Открытая дверь и другие истории о зримом и незримом (Олифант) - страница 110

Наступила ужасная тишина, никто не шевелился и не дышал. А потом из кресла отца донесся надломленный голос; он ничего не понял, хотя, по-моему, расслышал мои слова. Он протянул ко мне две слабые руки.

— Фил… мне кажется, я умираю… она… она пришла за мной? — сказал он.

Нам пришлось отнести его в постель. Я не могу сказать, что ему пришлось пережить до этой минуты. Он стоял твердо и не поддавался обстоятельствам, — и вдруг рухнул, как старая башня, как старое дерево. Необходимость заботиться о нем избавила меня от физических последствий, которые в прошлый раз проявились как полный упадок сил. У меня не осталось свободного времени для размышлений о себе самом.

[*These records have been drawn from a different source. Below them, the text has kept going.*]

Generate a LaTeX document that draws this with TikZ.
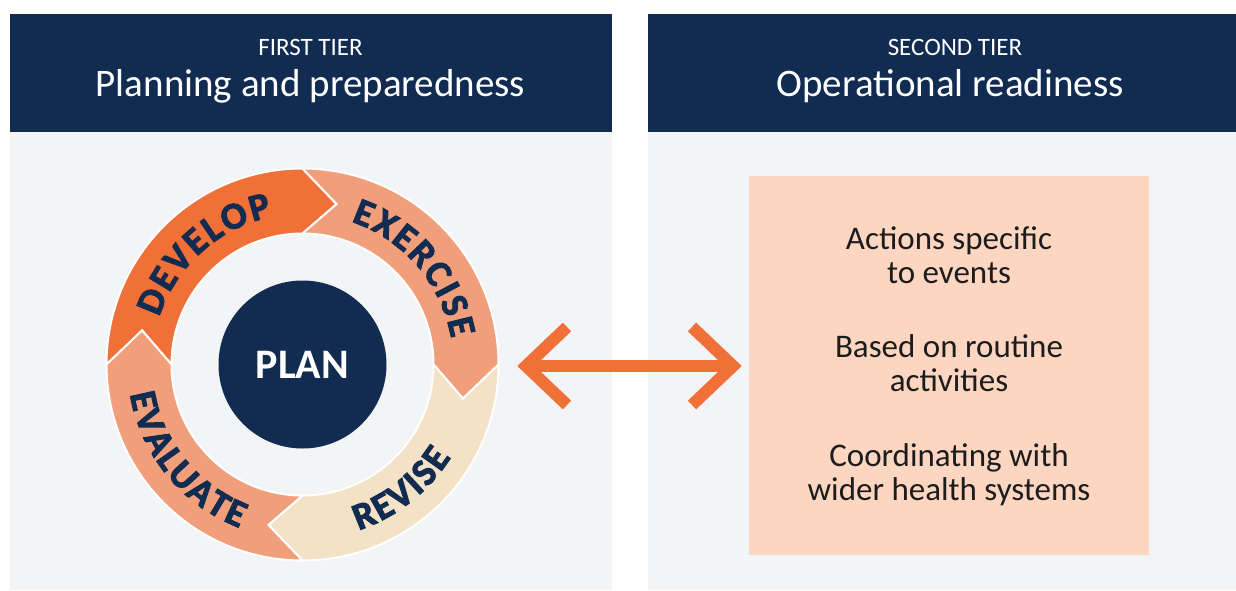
\documentclass[tikz,border=0pt]{standalone}
\usepackage{fontspec}
\setmainfont{Carlito}
\newfontfamily\ringfont{Carlito Bold}[FakeBold=2.4]
\newfontfamily\planfont{Carlito Bold}
\usetikzlibrary{decorations.text}
\definecolor{navy}{HTML}{122C51}
\definecolor{orangeA}{HTML}{F07038}
\definecolor{salmon}{HTML}{F19F7B}
\definecolor{cream}{HTML}{F3E2C6}
\definecolor{peach}{HTML}{FDD6C1}
\definecolor{panelgrey}{HTML}{F3F4F6}
\definecolor{darktext}{HTML}{1C1C1C}
\tikzset{
  header/.style={fill=navy, draw=none},
  panelbody/.style={fill=panelgrey, draw=none},
  segment/.style={draw=white, line width=2pt, line join=miter},
  tierlabel/.style={text=white, font=\fontsize{25}{28}\selectfont, anchor=base},
  tiertitle/.style={text=white, font=\fontsize{39}{46}\selectfont, anchor=base},
  boxline/.style={text=darktext, font=\fontsize{33}{34}\selectfont, anchor=base},
  arrowline/.style={draw=orangeA, line width=12pt, line join=miter},
}
\newcommand{\ringfmt}{\ringfont\fontsize{38}{42}\selectfont\color{navy}\kern2.2pt}
\newcommand{\ringseg}[2]{%
  \path[segment, fill=#2] (#1:196) arc[start angle=#1, end angle={#1-90}, radius=196]
    -- ({#1-102}:164) -- ({#1-90}:131) arc[start angle={#1-90}, end angle=#1, radius=131]
    -- ({#1-12}:164) -- cycle;}
\newcommand{\ringtop}[2]{% clockwise label, tops outward
  \path[decorate, decoration={text along path, text align=center,
      text={|\ringfmt|#2}}]
    ({#1+60}:151) arc[start angle={#1+60}, end angle={#1-60}, radius=151];}
\newcommand{\ringbottom}[2]{% counterclockwise label, tops inward
  \path[decorate, decoration={text along path, text align=center,
      text={|\ringfmt|#2}}]
    ({#1-60}:175) arc[start angle={#1-60}, end angle={#1+60}, radius=175];}
\begin{document}
\begin{tikzpicture}[x=1pt, y=-1pt]
\useasboundingbox (0,0) rectangle (1236,590);
\fill[white] (0,0) rectangle (1236,590);
% panels
\path[panelbody] (10,132) rectangle (612,590);
\path[header] (10,14) rectangle (612,132);
\path[panelbody] (648,132) rectangle (1236,590);
\path[header] (648,14) rectangle (1236,132);
\node[tierlabel] (t1) at (310.5,55) {FIRST TIER};
\node[tiertitle] (h1) at (310.5,96.5) {Planning and preparedness};
\node[tierlabel] (t2) at (955,55) {SECOND TIER};
\node[tiertitle] (h2) at (950,96.5) {Operational readiness};
% cycle
\begin{scope}[shift={(302.5,364.5)}, y=1pt]
  \ringseg{180}{orangeA}
  \ringseg{90}{salmon}
  \ringseg{0}{cream}
  \ringseg{270}{salmon}
  \ringtop{132}{DEVELOP}
  \ringtop{41}{EXERCISE}
  \ringbottom{-52}{REVISE}
  \ringbottom{219}{EVALUATE}
  \node[circle, fill=navy, minimum size=168pt, inner sep=0pt, text=white,
        font=\planfont\fontsize{42}{46}\selectfont] (plan) at (0,0) {PLAN};
\end{scope}
% right box
\node[fill=peach, minimum width=400pt, minimum height=379pt, inner sep=0pt] (box) at (949,365.5) {};
\node[boxline] (b1) at (949,249) {Actions specific};
\node[boxline] (b1b) at (949,283) {to events};
\node[boxline] (b2) at (949,357) {Based on routine};
\node[boxline] (b2b) at (949,391.5) {activities};
\node[boxline] (b3) at (949,466) {Coordinating with};
\node[boxline] (b3b) at (949,500) {wider health systems};
% double arrow
\coordinate (arL) at (526,366);
\coordinate (arR) at (733,366);
\draw[arrowline] (arL) -- (arR);
\draw[arrowline] (arL) ++(41,-39) -- (arL) -- ++(41,39);
\draw[arrowline] (arR) ++(-41,-39) -- (arR) -- ++(-41,39);
\end{tikzpicture}
\end{document}
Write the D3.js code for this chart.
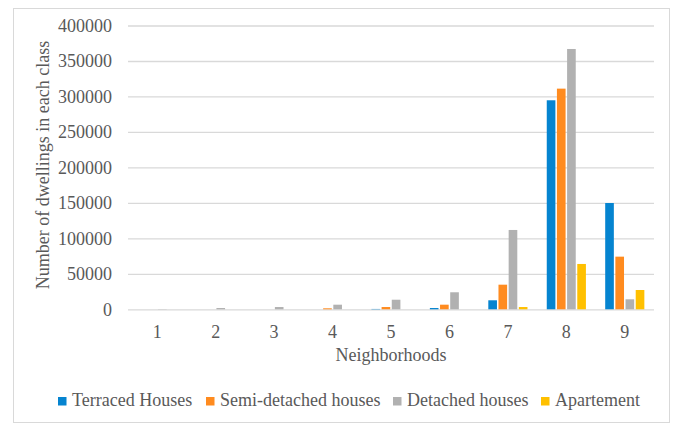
<!DOCTYPE html>
<html>
<head>
<meta charset="utf-8">
<script src="https://cdn.jsdelivr.net/npm/d3@7"></script>
<style>
  html, body { margin: 0; padding: 0; background: #fff; }
  svg text { font-family: "Liberation Serif", "Times New Roman", serif; fill: #595959; }
</style>
</head>
<body>
<div id="chart"></div>
<script>
// Data
const neighborhoods = ["1", "2", "3", "4", "5", "6", "7", "8", "9"];
const seriesNames = ["Terraced Houses", "Semi-detached houses", "Detached houses", "Apartement"];
const terraced = [0, 0, 0, 0, 500, 1800, 12700, 294600, 149800];
const semiDetached = [0, 0, 0, 1400, 3200, 6500, 34700, 311000, 74200];
const detached = [300, 1800, 3200, 6500, 13500, 24000, 111800, 366900, 14100];
const apartement = [0, 0, 0, 0, 0, 0, 3200, 63900, 27200];
const yTicks = [0, 50000, 100000, 150000, 200000, 250000, 300000, 350000, 400000];
const colors = ["#0584D0", "#FF8B1F", "#B1B1B1", "#FFC000"];

const seriesValues = [terraced, semiDetached, detached, apartement];

const width = 674, height = 425;
const margin = { top: 25.5, right: 20, bottom: 115.7, left: 128 };
const innerWidth = width - margin.left - margin.right;
const innerHeight = height - margin.top - margin.bottom;

const svg = d3.select("#chart")
  .append("svg")
  .attr("width", width)
  .attr("height", height);

// outer chart border
svg.append("rect")
  .attr("x", 13.5)
  .attr("y", 8.5)
  .attr("width", 656)
  .attr("height", 414)
  .attr("fill", "none")
  .attr("stroke", "#D9D9D9")
  .attr("stroke-width", 1);

const g = svg.append("g")
  .attr("transform", `translate(${margin.left},${margin.top})`);

// Scales
const x0 = d3.scaleBand()
  .domain(neighborhoods)
  .range([0, innerWidth])
  .paddingInner(0.33)
  .paddingOuter(0.165);

const x1 = d3.scaleBand()
  .domain(seriesNames)
  .range([0, x0.bandwidth()])
  .paddingInner(0.15);

const y = d3.scaleLinear()
  .domain([0, 400000])
  .range([innerHeight, 0]);

// Gridlines + y labels
const yAxis = d3.axisLeft(y)
  .tickValues(yTicks)
  .tickSize(-innerWidth)
  .tickPadding(16)
  .tickFormat(d3.format("d"));

g.append("g")
  .attr("class", "axis axis-y")
  .call(yAxis)
  .call(s => s.select(".domain").remove())
  .call(s => s.selectAll(".tick line").attr("stroke", "#D9D9D9").attr("stroke-width", 1.3))
  .call(s => s.selectAll(".tick text")
    .attr("font-size", 18)
    .attr("fill", "#595959")
    .style("font-family", "'Liberation Serif', serif"));

// X labels
const xAxis = d3.axisBottom(x0)
  .tickSize(0)
  .tickPadding(16);

g.append("g")
  .attr("class", "axis axis-x")
  .attr("transform", `translate(0,${innerHeight})`)
  .call(xAxis)
  .call(s => s.select(".domain").remove())
  .call(s => s.selectAll(".tick text")
    .attr("font-size", 18)
    .attr("fill", "#595959")
    .style("font-family", "'Liberation Serif', serif"));

// Bars
const groups = g.append("g")
  .selectAll("g")
  .data(neighborhoods)
  .join("g")
  .attr("transform", d => `translate(${x0(d)},0)`);

groups.selectAll("rect")
  .data((d, i) => seriesNames.map((name, k) => ({ name, k, value: seriesValues[k][i] })))
  .join("rect")
  .attr("x", d => x1(d.name))
  .attr("width", x1.bandwidth())
  .attr("y", d => y(d.value))
  .attr("height", d => innerHeight - y(d.value))
  .attr("fill", d => colors[d.k]);

// Axis titles
svg.append("text")
  .attr("x", margin.left + innerWidth / 2)
  .attr("y", 361)
  .attr("text-anchor", "middle")
  .attr("font-size", 18)
  .text("Neighborhoods");

svg.append("text")
  .attr("transform", `translate(49,165) rotate(-90)`)
  .attr("text-anchor", "middle")
  .attr("font-size", 18)
  .text("Number of dwellings in each class");

// Legend
const legendX = [58, 206, 393, 541];
const legend = svg.append("g")
  .selectAll("g")
  .data(seriesNames)
  .join("g")
  .attr("transform", (d, i) => `translate(${legendX[i]},397)`);

legend.append("rect")
  .attr("width", 8.5)
  .attr("height", 8.5)
  .attr("fill", (d, i) => colors[i]);

legend.append("text")
  .attr("x", 14)
  .attr("y", 9)
  .attr("font-size", 18)
  .text(d => d);
</script>
</body>
</html>
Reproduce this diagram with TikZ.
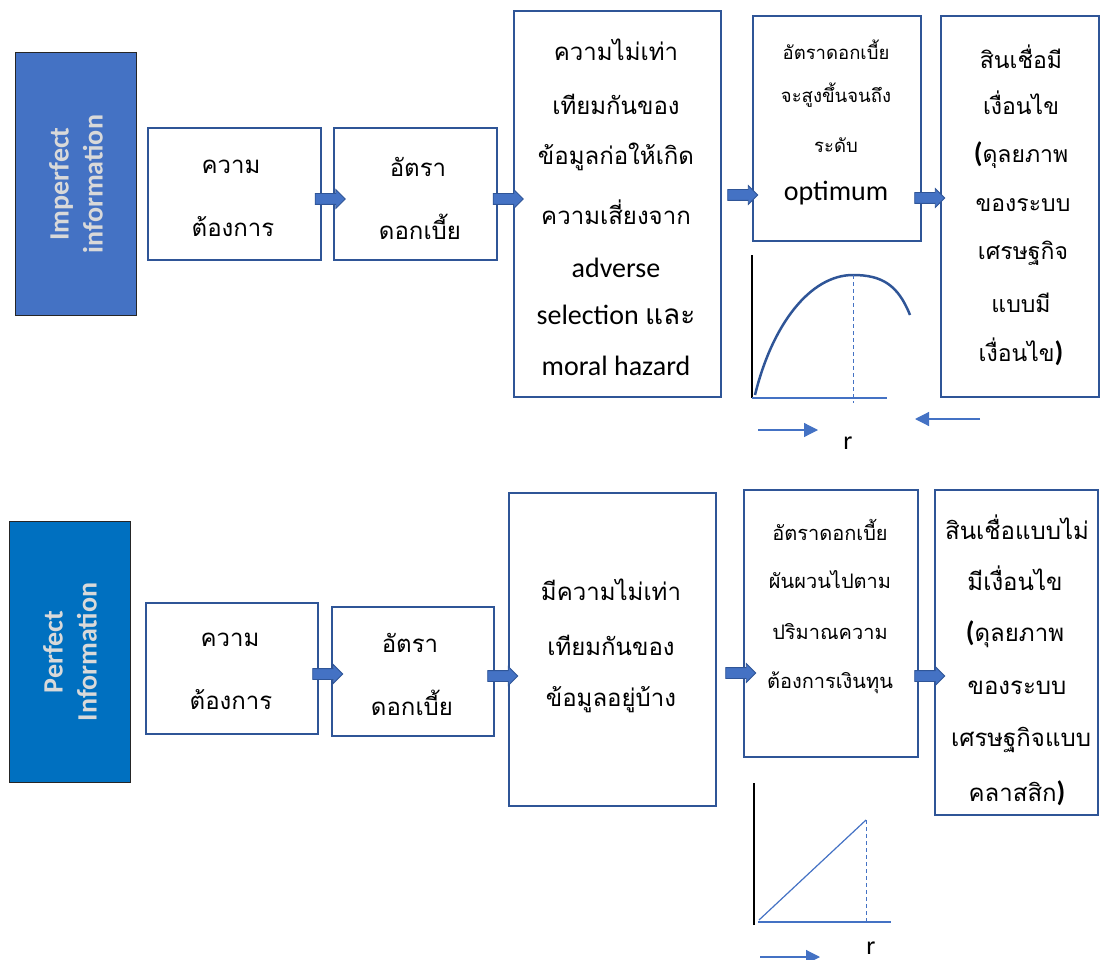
\documentclass[tikz,border=0pt]{standalone}
\usepackage{fontspec}
\setmainfont{Carlito}
\newfontfamily\thai[Script=Thai]{Loma}
\usetikzlibrary{shapes.arrows,arrows.meta,calc}
\definecolor{boxblue}{HTML}{2F5597}
\definecolor{arrblue}{HTML}{4472C4}
\definecolor{perfblue}{HTML}{0070C0}
\definecolor{lbltext}{HTML}{D9D9D9}
\tikzset{
  flowbox/.style={draw=boxblue, line width=2pt, fill=white, anchor=north west, inner sep=0},
  sidebox/.style={draw=black!85, line width=1pt, anchor=north west, inner sep=0},
  sidetext/.style={font=\bfseries\fontsize{28}{34}\selectfont, text=lbltext, align=center, rotate=90, inner sep=0},
  th/.style={font=\thai\fontsize{24}{28}\selectfont, inner sep=0, anchor=center},
  thsmall/.style={font=\thai\fontsize{18.5}{22}\selectfont, inner sep=0, anchor=center},
  thmid/.style={font=\thai\fontsize{20}{24}\selectfont, inner sep=0, anchor=center},
  thbox/.style={font=\thai\fontsize{23}{27}\selectfont, inner sep=0, anchor=center},
  lt/.style={font=\fontsize{28}{32}\selectfont, inner sep=0, anchor=center},
  blockarrow/.style={single arrow, fill=arrblue, draw=boxblue, line width=0.8pt,
     minimum height=30pt, inner xsep=0pt, inner ysep=5pt, single arrow head extend=4pt},
  curve/.style={draw=boxblue, line width=2.5pt},
  axisb/.style={draw=black, line width=1.2pt},
  axish/.style={draw=arrblue, line width=1.2pt},
  guide/.style={draw=arrblue, line width=1pt, dash pattern=on 4pt off 3pt},
  dirarrow/.style={draw=arrblue, line width=1.2pt, -{Triangle[length=14pt,width=14pt]}}
}
\newcommand{\bpar}[1]{{\rmfamily\bfseries\fontsize{28}{32}\selectfont #1}}
\begin{document}
\begin{tikzpicture}[x=1pt,y=-1pt]
\useasboundingbox (0,0) rectangle (1105,960);
% ---------- top row ----------
\node[sidebox, fill=arrblue, minimum width=121pt, minimum height=263pt] (s1) at (15,52) {};
\node[sidetext] (s1t) at (s1.center) {Imperfect\\information};
\node[flowbox, minimum width=173pt, minimum height=132pt] (t1) at (147,127) {};
\node[flowbox, minimum width=163pt, minimum height=132pt] (t2) at (333,127) {};
\node[flowbox, minimum width=207pt, minimum height=386pt] (t3) at (513,10) {};
\node[flowbox, minimum width=168pt, minimum height=225pt] (t4) at (752,15) {};
\node[flowbox, minimum width=158pt, minimum height=381pt] (t5) at (940,15) {};

\node[th] (t1a) at (231,167) {ความ};
\node[th] (t1b) at (233,227) {ต้องการ};
\node[th] (t2a) at (418,167) {อัตรา};
\node[th] (t2b) at (420,227) {ดอกเบี้ย};
\node[th] (t3a) at (616,50) {ความไม่เท่า};
\node[th] (t3b) at (616,104) {เทียมกันของ};
\node[th] (t3c) at (616,157) {ข้อมูลก่อให้เกิด};
\node[th] (t3d) at (616,212) {ความเสี่ยงจาก};
\node[lt] (t3e) at (616,268) {adverse};
\node[lt] (t3f) at (616,315) {selection {\thai และ}};
\node[lt] (t3g) at (616,366) {moral hazard};
\node[thsmall] (t4a) at (836,50) {อัตราดอกเบี้ย};
\node[thsmall] (t4b) at (836,95) {จะสูงขึ้นจนถึง};
\node[thsmall] (t4c) at (836,145) {ระดับ};
\node[lt] (t4d) at (836,193) {optimum};
\node[thbox] (t5a) at (1021,57) {สินเชื่อมี};
\node[thbox] (t5b) at (1021,103) {เงื่อนไข};
\node[thbox] (t5c) at (1021,155) {\bpar{(}ดุลยภาพ};
\node[thbox] (t5d) at (1023,205) {ของระบบ};
\node[thbox] (t5e) at (1023,253) {เศรษฐกิจ};
\node[thbox] (t5f) at (1021,303) {แบบมี};
\node[thbox] (t5g) at (1021,352) {เงื่อนไข\bpar{)}};

\node[blockarrow] (a1) at ($(t1.east)!0.5!(t2.west)+(0,5)$) {};
\node[blockarrow] (a2) at ($(t2.east)!0.5!(t3.west |- t2.east)+(0,5)$) {};
\node[blockarrow] (a3) at (740,195) {};
\node[blockarrow] (a4) at (927,198) {};

% top graph
\coordinate (g1o) at (752,398);
\coordinate (g1top) at (752,255);
\coordinate (g1x) at (887,398);
\coordinate (g1s) at (755,395);
\coordinate (g1p) at (853,275);
\coordinate (g1e) at (910,315);
\coordinate (g1d) at (853,403);
\draw[axisb] (g1o) -- (g1top);
\draw[axish] (g1o) -- (g1x);
\draw[curve] (g1s) .. controls (772,325) and (810,275) .. (g1p) .. controls (882,275) and (898,285) .. (g1e);
\draw[guide] (g1p) -- (g1d);
\coordinate (r1s) at (758,430);
\coordinate (r1e) at (818,430);
\coordinate (l1s) at (980,419);
\coordinate (l1e) at (915,419);
\draw[dirarrow] (r1s) -- (r1e);
\draw[dirarrow] (l1s) -- (l1e);
\node[font=\fontsize{26}{30}\selectfont, inner sep=0] (r1) at (848,443) {r};

% ---------- bottom row ----------
\node[sidebox, fill=perfblue, minimum width=121pt, minimum height=261pt] (s2) at (9,521) {};
\node[sidetext] (s2t) at (s2.center) {Perfect\\Information};
\node[flowbox, minimum width=172pt, minimum height=131pt] (b1) at (145,602) {};
\node[flowbox, minimum width=162pt, minimum height=129pt] (b2) at (331,606) {};
\node[flowbox, minimum width=207pt, minimum height=313pt] (b3) at (508,492) {};
\node[flowbox, minimum width=174pt, minimum height=267pt] (b4) at (743,489) {};
\node[flowbox, minimum width=163pt, minimum height=325pt] (b5) at (934,489) {};

\node[th] (b1a) at (230,640) {ความ};
\node[th] (b1b) at (231,700) {ต้องการ};
\node[th] (b2a) at (410,643) {อัตรา};
\node[th] (b2b) at (412,703) {ดอกเบี้ย};
\node[th] (b3a) at (611,590) {มีความไม่เท่า};
\node[th] (b3b) at (611,645) {เทียมกันของ};
\node[th] (b3c) at (611,700) {ข้อมูลอยู่บ้าง};
\node[thmid] (b4a) at (830,530) {อัตราดอกเบี้ย};
\node[thmid] (b4b) at (830,580) {ผันผวนไปตาม};
\node[thmid] (b4c) at (830,632) {ปริมาณความ};
\node[thmid] (b4d) at (830,683) {ต้องการเงินทุน};
\node[th] (b5a) at (1017,527) {สินเชื่อแบบไม่};
\node[th] (b5b) at (1015,578) {มีเงื่อนไข};
\node[th] (b5c) at (1015,634) {\bpar{(}ดุลยภาพ};
\node[th] (b5d) at (1017,688) {ของระบบ};
\node[th] (b5e) at (1021,740) {เศรษฐกิจแบบ};
\node[th] (b5f) at (1017,793) {คลาสสิก\bpar{)}};

\node[blockarrow] (c1) at (325,674) {};
\node[blockarrow] (c2) at (500,676) {};
\node[blockarrow] (c3) at (738,673) {};
\node[blockarrow] (c4) at (927,676) {};

% bottom graph
\coordinate (g2o) at (754,925);
\coordinate (g2top) at (754,783);
\coordinate (g2xs) at (758,922);
\coordinate (g2x) at (891,922);
\coordinate (g2s) at (759,920);
\coordinate (g2p) at (866,820);
\coordinate (g2d) at (866,922);
\draw[axisb] (g2o) -- (g2top);
\draw[axish] (g2xs) -- (g2x);
\draw[draw=arrblue, line width=1.2pt] (g2s) -- (g2p);
\draw[guide] (g2p) -- (g2d);
\coordinate (r2s) at (760,957);
\coordinate (r2e) at (820,957);
\draw[dirarrow] (r2s) -- (r2e);
\node[font=\fontsize{26}{30}\selectfont, inner sep=0] (r2) at (871,948) {r};
\end{tikzpicture}
\end{document}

Его заблуждение не было чем-то, что могло вызвать удивление, наоборот, оно представлялось вполне естественным. Девушка была одета в черное с головы до ног, а не в белое платье, как на портрете. Она ничего не знала о конфликте, она не знала ничего, кроме того, что ее позвали, что ее судьба может зависеть от следующих нескольких минут. В ее глазах был трогательный вопрос, тревожные морщинки на веках, невинная мольба во взгляде. И лицо — то же самое: те же губы, чувствительные, готовые задрожать… во всем ее облике присутствовало нечто большее, чем простое сходство. Откуда ко мне пришло знание, я сказать не могу, как не сможет этого сказать ни один человек. Только другая, старшая, — нет! не старшая; вечно молодая, Агнес, которой не суждено было войти в возраст, та, которая, как говорят, была матерью человека, никогда ее не видевшего, — это она привела свою родственницу, своего посланника к нашим сердцам.

* * *

Через несколько дней мой отец поправился: говорили, что он простудился накануне, а, естественно, в семьдесят лет даже у сильного человека от самой легкой болезни может нарушиться душевное равновесие. Он совершенно поправился, но впоследствии охотно передал управление собственностью, связанной с человеческим благополучием, в мои руки, поскольку я не считал для себя обременительным самому отправиться на место и увидеть собственными глазами, как обстоят дела. Ему больше нравилось пребывать в доме, и в конце жизни он получал больше удовольствия, занимаясь исключительно личными делами. Агнес стала моей женой, как он, конечно, и предвидел. Следует воздать ему должное — им двигали не только нежелание принять чью-то дочь или взвалить на свои плечи навязываемую ему ответственность; хотя оба эти мотива, в той или иной степени, конечно же, присутствовали. Я не знал, да и не узнаю, какие обиды затаил он на семью моей матери, и особенно на того самого кузена; но то, что он был настроен очень решительно и имел глубокое предубеждение, не подлежит никакому сомнению. Впоследствии выяснилось, что первый раз, когда я таинственным образом был приведен к нему с посланием, которого я не понимал и которого он в то время также не понял, был вечером того дня, когда он получил письмо покойного, в котором тот обращался к нему, — к обиженному им человеку, — с просьбой позаботиться о ребенке, который вскоре должен был остаться в этом мире без близких людей. Во второй раз, когда я снова явился посланцем, им были получены новые письма — от няни, бывшей единственным опекуном сироты, и от священника того места, где умер ее отец, считавших само собой разумеющимся, что дом моего отца станет для нее новым домом. Что случилось в третий раз, и каковы были результаты, я уже описал.